Louise text me to meet her in Inveurie, my anxiety levels hit the roof, I cant meet her someone where I don’t know, what if I get lost, or I cant find her, then I have to wonder around for ages. No I cant do this. I roll over in bed and think I could just take some more diazapam and sleep for a few more hours.
I give myself a shake, come on Jan get out of bed, you wee boy would not want to see you like this. I know James left early and the dogs need walked. I will take them out, here is a first again, me taking the dogs out myself.
I shower get dressed and head out, I am lucky not to meet anyone until I am heading up the side of the field, I have my sun glasses on so I can hide behind them, I can feel a panic in my stomach as i wonder if the person walking towards me actually knowns me? I take a deep breath and relax, I have no idea who this person is. I carry on walking. Louise has text and has offered to come out to Insch, I think about it and agree, it will be really nice to see her.
As I head into the woods with the dogs, i see two toddlers, and two mum, one of which is heavily pregnant, I cant make eye contact with any of them, I cant even speak to them. I out Robbie on his lead as he tend to jump up on people. They stop on the bridge, please move, please move, i keep telling myself, I don’t want to have to walk past you. I pass them and I make a noise as if to say hi, but I know am just doing my best to hold the tears back. I feel the tears roll down my face as I walk away. I take my phone out, there is a text from Katie, she has news for me. I know what the news is her baby has arrived. As she text me back confirming my thoughts, I burst into uncontrollable sobs. Its not because I am sad that her baby is here, its because she has had a wee boy, and i know that our little boys should have been growing up together, best of friends. Instead my boys ashes sit in my house, and her boy is in her arms. I cry for me, not for Findley but for me, for what has been stolen from me.

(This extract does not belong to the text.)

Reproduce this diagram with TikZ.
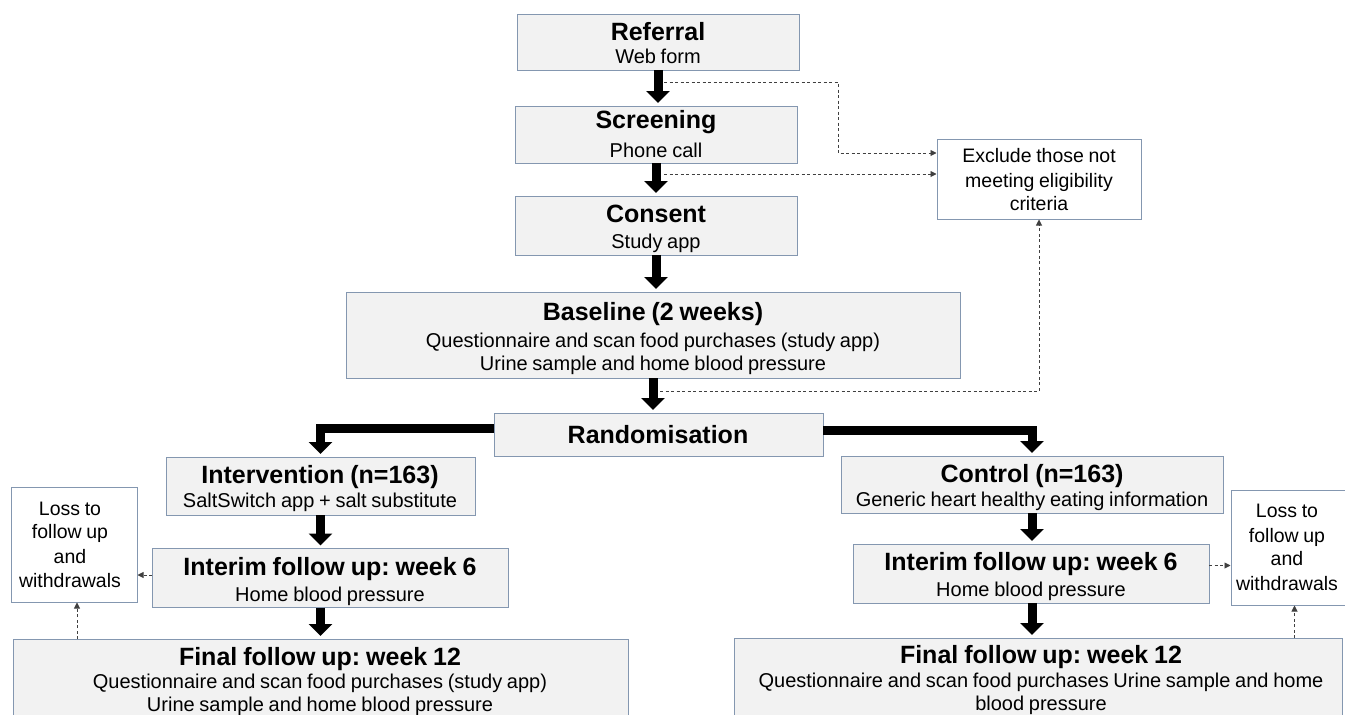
\documentclass[tikz,border=0pt]{standalone}
\usepackage{fontspec}
\setmainfont[WordSpace=0.85]{Liberation Sans}
\usetikzlibrary{arrows.meta}
\definecolor{boxline}{RGB}{132,151,176}
\definecolor{boxfill}{RGB}{242,242,242}
\definecolor{dashcol}{RGB}{64,64,64}
\frenchspacing
\begin{document}
\begin{tikzpicture}[x=1pt,y=-1pt,
 graybox/.style={draw=boxline, fill=boxfill, line width=1pt, inner sep=0pt, outer sep=0pt},
 whitebox/.style={draw=boxline, fill=white, line width=1pt, inner sep=0pt, outer sep=0pt},
 ttl/.style={anchor=base, inner sep=0pt, font=\fontsize{25}{28}\selectfont\bfseries},
 sub/.style={anchor=base, inner sep=0pt, font=\fontsize{20}{24}\selectfont},
 note/.style={anchor=base, inner sep=0pt, font=\fontsize{19.5}{24}\selectfont},
 fat/.style={line width=9pt, shorten >=3pt, -{Triangle[width=23pt,length=12pt]}},
 dotarrow/.style={draw=dashcol, line width=0.9pt, dash pattern=on 3pt off 2.5pt, -{Triangle[width=6pt,length=6pt]}, shorten >=0.5pt}
]
\path[use as bounding box] (0,0) rectangle (1345,715);
\clip (0,0) rectangle (1345,715);

% boxes
\node[graybox, minimum width=282pt, minimum height=56pt] (ref) at (658,42) {};
\node[graybox, minimum width=282pt, minimum height=57pt] (scr) at (656,134.5) {};
\node[graybox, minimum width=282pt, minimum height=59pt] (con) at (656,225.5) {};
\node[graybox, minimum width=614pt, minimum height=86pt] (base) at (653,335) {};
\node[graybox, minimum width=329pt, minimum height=43pt] (rand) at (658.5,434.5) {};
\node[whitebox, minimum width=204pt, minimum height=80pt] (exc) at (1039,179) {};
\node[graybox, minimum width=309pt, minimum height=58pt] (intv) at (320.5,486) {};
\node[graybox, minimum width=356pt, minimum height=59pt] (intl) at (330,578) {};
\node[graybox, minimum width=615pt, minimum height=118pt] (finl) at (320.5,698) {};
\node[whitebox, minimum width=126pt, minimum height=115pt] (lossl) at (74,544.5) {};
\node[graybox, minimum width=382pt, minimum height=57pt] (ctrl) at (1032,484.5) {};
\node[graybox, minimum width=356pt, minimum height=59pt] (intr) at (1031,573.5) {};
\node[graybox, minimum width=608pt, minimum height=121pt] (finr) at (1038,698.5) {};
\node[whitebox, minimum width=131pt, minimum height=115pt] (lossr) at (1296.5,547.5) {};

% texts
\node[ttl] (refT) at (658,40) {Referral};
\node[sub] (refS) at (658,63) {Web form};
\node[ttl] (scrT) at (656,128) {Screening};
\node[sub] (scrS) at (656,157) {Phone call};
\node[ttl] (conT) at (656,222) {Consent};
\node[sub] (conS) at (656,248) {Study app};
\node[ttl] (baseT) at (653,320) {Baseline (2 weeks)};
\node[sub] (baseS1) at (653,347) {Questionnaire and scan food purchases (study app)};
\node[sub] (baseS2) at (653,370) {Urine sample and home blood pressure};
\node[ttl] (randT) at (658,443) {Randomisation};
\node[note] (excA) at (1039,162) {Exclude those not};
\node[note] (excB) at (1039,187) {meeting eligibility};
\node[note] (excC) at (1039,210) {criteria};
\node[ttl] (intvT) at (320,483) {Intervention (n=163)};
\node[sub] (intvS) at (320,507) {SaltSwitch app + salt substitute};
\node[ttl] (intlT) at (330,575) {Interim follow up: week 6};
\node[sub] (intlS) at (330,601) {Home blood pressure};
\node[ttl] (finlT) at (320,665) {Final follow up: week 12};
\node[sub] (finlS1) at (320,688) {Questionnaire and scan food purchases (study app)};
\node[sub] (finlS2) at (320,711) {Urine sample and home blood pressure};
\node[note] (lossLA) at (70,515) {Loss to};
\node[note] (lossLB) at (70,538) {follow up};
\node[note] (lossLC) at (70,563) {and};
\node[note] (lossLD) at (70,587) {withdrawals};
\node[ttl] (ctrlT) at (1032,482) {Control (n=163)};
\node[sub] (ctrlS) at (1032,506) {Generic heart healthy eating information};
\node[ttl] (intrT) at (1031,570) {Interim follow up: week 6};
\node[sub] (intrS) at (1031,596) {Home blood pressure};
\node[ttl] (finrT) at (1041,663) {Final follow up: week 12};
\node[sub] (finrS1) at (1041,687) {Questionnaire and scan food purchases Urine sample and home};
\node[sub] (finrS2) at (1041,710) {blood pressure};
\node[note] (lossRA) at (1287,517) {Loss to};
\node[note] (lossRB) at (1287,542) {follow up};
\node[note] (lossRC) at (1287,565) {and};
\node[note] (lossRD) at (1287,590) {withdrawals};

% thick arrows
\draw[fat] (ref.south) -- (ref.south |- scr.north);
\draw[fat] (scr.south) -- (scr.south |- con.north);
\draw[fat] (con.south) -- (con.south |- base.north);
\draw[fat] (base.south) -- (base.south |- rand.north);
\draw[fat] ([yshift=6pt]rand.west) -| (intv.north);
\draw[fat] ([yshift=4pt]rand.east) -| (ctrl.north);
\draw[fat] (intv.south) -- (intv.south |- intl.north);
\draw[fat] (intv.south |- intl.south) -- (intv.south |- finl.north);
\draw[fat] (ctrl.south) -- (ctrl.south |- intr.north);
\draw[fat] (ctrl.south |- intr.south) -- (ctrl.south |- finr.north);

% dashed arrows
\coordinate (d1) at (664,82);
\coordinate (k1) at (838,153);
\draw[dotarrow] (d1) -| (k1) -- (exc.west |- k1);
\coordinate (d2) at (664,174);
\draw[dotarrow] (d2) -- (exc.west |- d2);
\coordinate (d3) at (660,391);
\draw[dotarrow] (d3) -| (exc.south);
\draw[dotarrow] ([yshift=3pt]intl.west) -- ([yshift=3pt]intl.west -| lossl.east);
\draw[dotarrow] ([xshift=3pt]lossl.south |- finl.north) -- ([xshift=3pt]lossl.south);
\draw[dotarrow] ([yshift=8pt]intr.east) -- ([yshift=8pt]intr.east -| lossr.west);
\draw[dotarrow] ([xshift=-2pt]lossr.south |- finr.north) -- ([xshift=-2pt]lossr.south);
\end{tikzpicture}
\end{document}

I look around me to make sure no one can see or hear my crying, its the tears that come from the heart, the kind that come with all the rest of the bodily fluids too. my heart is breaking all over again. I pull myself together as I see someone walking towards me.
As soon as I get home, I sob, I scream at the mirror in the bathroom, why me, why did you take my little boy, why me, I slide down onto the sofa, I need to pull myself together before James gets home, this is the first time he has left me, like he needs to come home to me crying like this. I can’t I just keep slipping back into the tears. That horrible reality that my baby boy was taken from me, I will never ever get to hold him, I will never ever get to feed him, or know what it feels like to make mistake and struggle as a mum.
I am barley holding it together when James gets home, I tell him about Katie, and he hugs me, he says is worse because its a wee boy too.
Louise arrives not long after, she has some gifts from me, and she says she doesn’t want to upset me, I tell her I am not having a good day today, and not to worry about it. She has some beautiful flowers, and vouchers for me, i cant believe how generous everyone is. She also has a necklace, which just makes me cry again, its such a beautiful sentiment, it has an angels wing, a blue stone, and a heart, on the heart is Findley’s name and his date of birth and weight. I am so glad that Louise has come to visit I have a nice time speaking to her, telling her about Findley our journey, what went wrong, and all about how amazing he was and perfect.
Not long after Louise leaves my friend Sammy arrives, its nice to see her, she too has brought some heart felt gifts, one of which is three building blocks with Findley’s names, date of birth and weight on them. Its nice to catch up with Sammy, I speak to her about wanting more family, shes so glad, she was worried that this tragedy would stop me from wanting to try again. Sammy has been my agony aunt ever since James and I started trying for a baby.
I struggle a little as Sammy moans about how much hard work her little two are, i know its because of her circumstances, her partner works away and she spend all her time being a mummy, she needs some Sammy time. I would totally kill to have a dirty nappy to change, or vomit to clean up.
Its been an emotional day, and I feel like my heart has broken again, I find myself removing my brain from conversations and hiding in my bubble. I spend the rest of the evening colouring in to keep me in the here and now.
The best thing about the busyness of the day, is that I had no time to google, so feel like i have won.